2023年より㈱書泉が行ってまいりました復刊企画「書泉と、10冊」。その姉妹企画として始まった「芳林堂書店と、10冊」も第2シーズンに突入し、その折り返しとなる第6弾として、 篠たまきさんの新刊『観音異聞』 を同人誌にて出版致します。
「人でないもの、人ではいられないもの。いつか滅ぶと知ってもなお彼らに酷く憧れる。」 避雷針
「ぺとぺと、ひたひた、美しくて、悪いものは、いつの間にか——」 芦花公園
『観音異聞』は、2018年に早川書房より発売された『人喰観音』の世界観で描かれる、人の形をしながら永久の肉体をもち、歪んだ運命へと人を誘う美しい観音様を中心とした珠玉の短編集です。「SFマガジン」2022年12月号に掲載された「女童観音」、早川noteに掲載された「まどい巫女」、紙媒体の書籍が未発売である2篇の短篇と、篠たまきさんによる2篇の新規書き下ろし作品を加えた文庫本を販売いたします。

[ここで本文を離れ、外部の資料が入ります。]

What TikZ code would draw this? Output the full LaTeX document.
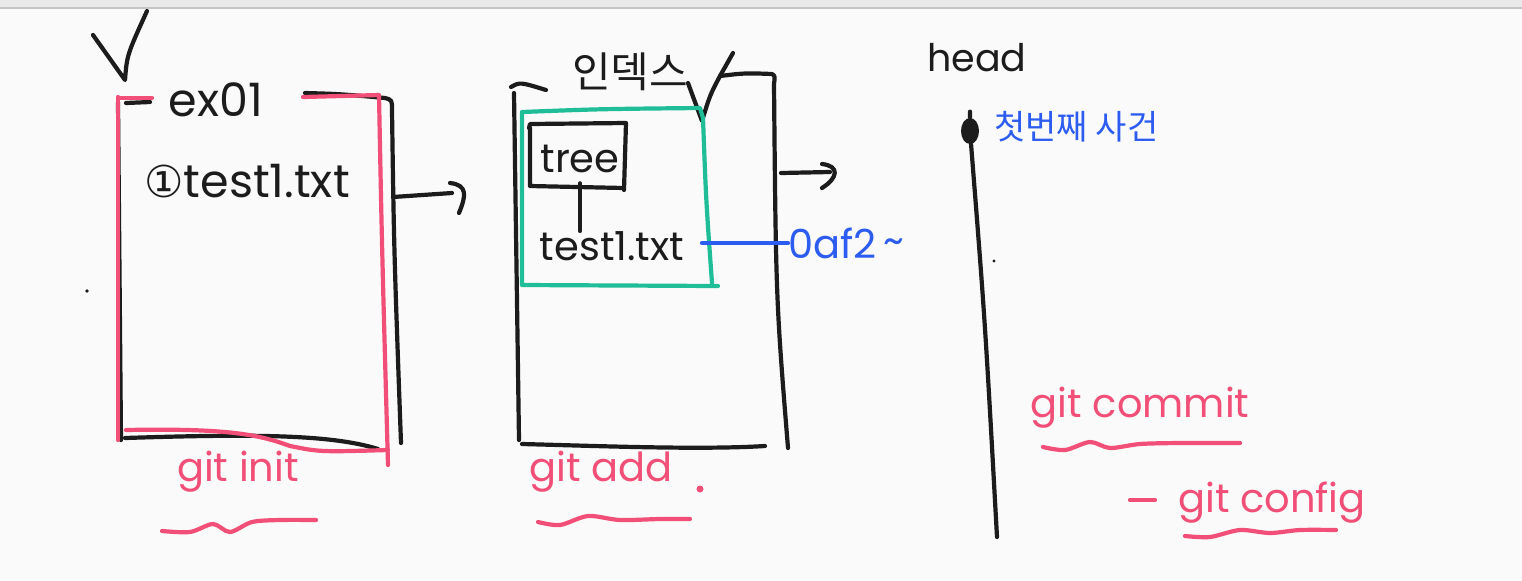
\documentclass[tikz,border=0pt]{standalone}
\usepackage{fontspec}
\usetikzlibrary{shapes.geometric}
\setmainfont{Poppins}
\newfontfamily\krfont{Noto Sans CJK KR}
\newfontfamily\djfont{DejaVu Sans}
\definecolor{ink}{HTML}{1C1C1C}
\definecolor{pinkink}{HTML}{F24F78}
\definecolor{greenink}{HTML}{1FBE98}
\definecolor{blueink}{HTML}{2D5CF0}
\definecolor{paper}{HTML}{FAFAFA}
\definecolor{topbar}{HTML}{E9E9E9}
\definecolor{topline}{HTML}{C4C4C4}
\begin{document}
\begin{tikzpicture}[x=0.5pt,y=-0.5pt,
  pen/.style={line width=2.1pt, line cap=round, line join=round},
  blackpen/.style={pen, draw=ink},
  pinkpen/.style={pen, draw=pinkink},
  greenpen/.style={pen, draw=greenink},
  bluepen/.style={pen, draw=blueink},
  hand/.style={inner sep=0pt, font=\fontsize{20}{22}\selectfont},
  bighand/.style={inner sep=0pt, font=\fontsize{23}{25}\selectfont},
  pinktext/.style={hand, text=pinkink},
  bluetext/.style={hand, text=blueink},
  blacktext/.style={hand, text=ink}]
\useasboundingbox (0,0) rectangle (1522,580);
\fill[paper] (0,0) rectangle (1522,580);
\fill[topbar] (0,0) rectangle (1522,8);
\draw[topline, line width=0.6pt] (0,8) -- (1522,8);

% ---------- working directory (ex01) ----------
\draw[blackpen] (93,35) -- (125,80) .. controls (127,55) .. (147,11);
\node[bighand, text=ink] (ex) at (216,100) {ex01};
% black box
\draw[blackpen] (118,102) -- (121,440);
\draw[blackpen] (126,103) -- (150,102);
\draw[blackpen] (305,93) .. controls (340,94) .. (385,98) .. controls (392,100) .. (392,110) .. controls (394,250) .. (401,443);
\draw[blackpen] (125,438) .. controls (250,434) and (330,434) .. (378,449);
% pink box
\draw[pinkpen] (118,97) -- (118,440);
\draw[pinkpen] (118,98) -- (152,98);
\draw[pinkpen] (303,97) -- (379,95) .. controls (382,250) .. (388,465);
\draw[pinkpen] (126,430) .. controls (230,428) and (260,435) .. (290,446) .. controls (320,452) .. (388,450);
\node[bighand, text=ink, anchor=west] (file1) at (144,181) {{\djfont\fontsize{22}{24}\selectfont ①}test1.txt};
% arrow to index
\coordinate (a1s) at (393,197);
\coordinate (a1e) at (452,193);
\draw[blackpen] (a1s) -- (a1e);
\draw[blackpen] (450,183) .. controls (468,185) and (466,196) .. (459,213);
\node[pinktext] (init) at (238,472) {git init};
\draw[pinkpen] plot[smooth] coordinates {(162,531) (190,532) (213,524) (230,532) (252,522) (280,520) (316,520)};

% ---------- index ----------
\node[hand, text=ink, font=\krfont\fontsize{21}{23}\selectfont] (idx) at (630,72) {인덱스};
\draw[blackpen] (514,93) -- (519,440);
\draw[blackpen] (511,87) .. controls (520,82) .. (546,90);
\draw[blackpen] (688,83) -- (702,121) .. controls (710,95) .. (720,76) -- (733,53);
\draw[blackpen] (720,76) .. controls (745,73) .. (772,74) .. controls (775,76) .. (774,84) .. controls (776,300) .. (788,448);
\draw[blackpen] (522,444) .. controls (600,446) and (700,450) .. (765,446);
% green box
\draw[greenpen] (522,113) -- (522,285) -- (718,286);
\draw[greenpen] (522,112) .. controls (600,109) .. (700,108) -- (703,118) .. controls (706,200) .. (712,283);
% tree box
\draw[blackpen] (529,128) -- (530,124) -- (626,123) -- (624,190);
\draw[blackpen] (530,128) -- (530,186) -- (624,188);
\node[blacktext] (tree) at (580,159) {tree};
\node[blacktext] (file2) at (612,246) {test1.txt};
\draw[blackpen] (tree.south) ++(0,10) coordinate (tb) (tb) -- (file2.north -| tb);
\node[bluetext, anchor=west] (hash) at (788,243) {0af2\,\raisebox{2pt}{\textasciitilde}};
\draw[bluepen] (702,243) coordinate (bs) -- (hash.west);
% arrow to repository
\coordinate (a2s) at (781,173);
\coordinate (a2e) at (830,172);
\draw[blackpen] (a2s) -- (a2e);
\draw[blackpen] (822,164) .. controls (840,166) and (838,178) .. (822,188);
\node[pinktext] (add) at (601,472) {git add};
\node[circle, fill=pinkink, inner sep=0pt, minimum size=3.5pt] (dot) at (700,489) {};
\draw[pinkpen] plot[smooth] coordinates {(538,522) (560,525) (588,516) (620,520) (660,519) (690,519)};

% ---------- repository / head ----------
\node[blacktext, font=\fontsize{19}{21}\selectfont] (head) at (977,58) {head};
\node[ellipse, fill=ink, inner sep=0pt, minimum width=9pt, minimum height=13pt] (c1) at (970,131) {};
\coordinate (tl) at (997,537);
\draw[blackpen] (c1.north) ++(0,-6) coordinate (tt) (tt) -- (c1) .. controls (985,320) .. (tl);
\node[bluetext, font=\krfont\fontsize{17}{19}\selectfont, anchor=west] (ev) at (994,127) {첫번째 사건};
\node[pinktext] (commit) at (1140,408) {git commit};
\draw[pinkpen] plot[smooth] coordinates {(1043,447) (1065,450) (1090,442) (1110,448) (1140,444) (1180,443) (1240,443)};
\coordinate (ds) at (1130,500);
\coordinate (de) at (1155,500);
\draw[pinkpen] (ds) -- (de);
\node[pinktext] (config) at (1272,503) {git config};
\draw[pinkpen] plot[smooth] coordinates {(1185,536) (1210,537) (1240,530) (1270,533) (1300,530) (1336,530)};

% stray specks
\fill[ink] (87,291) circle (0.9pt);
\fill[ink] (994,261) circle (0.8pt);
\end{tikzpicture}
\end{document}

『人喰観音』のファン待望のスピンオフ集としてだけでなく、『観音異聞』に収録された短篇を読む事により、唯一無二の濃厚な魅力を堪能できる特別な作品集として、芳林堂書店が読書好きの皆様にご提供する渾身の一冊となっております。
今回の出版にあたって、篠たまきさんの熱狂的ファンである避雷針さん(X:@Soki_Itsumi)芦花公園さん(X:@ROKA_KOUEN)のお二方にオビ文を頂戴し、『人喰観音』の帰還を彩って頂きました。作中の観音様に魅入られる登場人物のように、篠たまきさんの小説作品でしか味わうことのできない魅力に捕らわれた同志の皆様へ、極上の「篠たまき」をお届けいたします。
「実はね、『人喰観音』の別のお話があるんです。」と、篠たまき先生に打ち明けられたとき、心が震えました。これは、絶対に世に出さなくてはならない作品だ、と、使命にも似た感覚に貫かれ、ぜひ、弊社にて作品集を販売させてください、と訴えておりました。ずっと待ち焦がれていたその作品が、ついに形をなして発売されることになり、飛び上がるほど嬉しかったのを、昨日のことのように覚えております。
篠先生の放つ、独特の世界、妖艶だけれども、純粋、淡々としているようでいて情熱的な世界を、読者さまも、ぜひ、ともに、そして、存分に味わっていただきたいです。
『観音異聞』は『人喰観音』のスピンオフですけれど、『人喰観音』を読んでいない方でも独立したお話としてお楽しみいただける一冊です。多くの読者様から「“あの人”を主人公にした作品を」とのご要望をいただいて執筆を続けてまいりました。
短編集にまとめていただくにあたり、ご尽力くださいました書店様や関係者の皆様、ご支持をくださいました読者の皆様に、心よりの感謝を申し上げます。
昨今、さまざまなネットサービスで過去に出版され、探しても見つからない数々の本が法外な値段で取引されています。「欲しい人が払える分の値段を払う」ということは一見、今の世の中の「当たり前」に見えますが、私たちは「そうではない」と考えます。ファンの方が熱望するあの名作、私たちも是非お勧めしたいあの名著を「適切な価格」でお届けすることに私たちは挑戦していきます。
そして、それは私たち“本屋”だけでは実現できません。著者の方々、出版社のみなさま、ファンのみなさま、などご縁のある方と協力しながら、少しずつでもこの挑戦をカタチにしていけると信じています。
この企画を「書泉と、10冊」という名前にしました。「書泉と、ご縁ある方で世に送り出す10冊」という願いを込めての企画タイトルです。まずは、10冊。この企画で改めておススメしたい本を2023年8月よりお届けしています。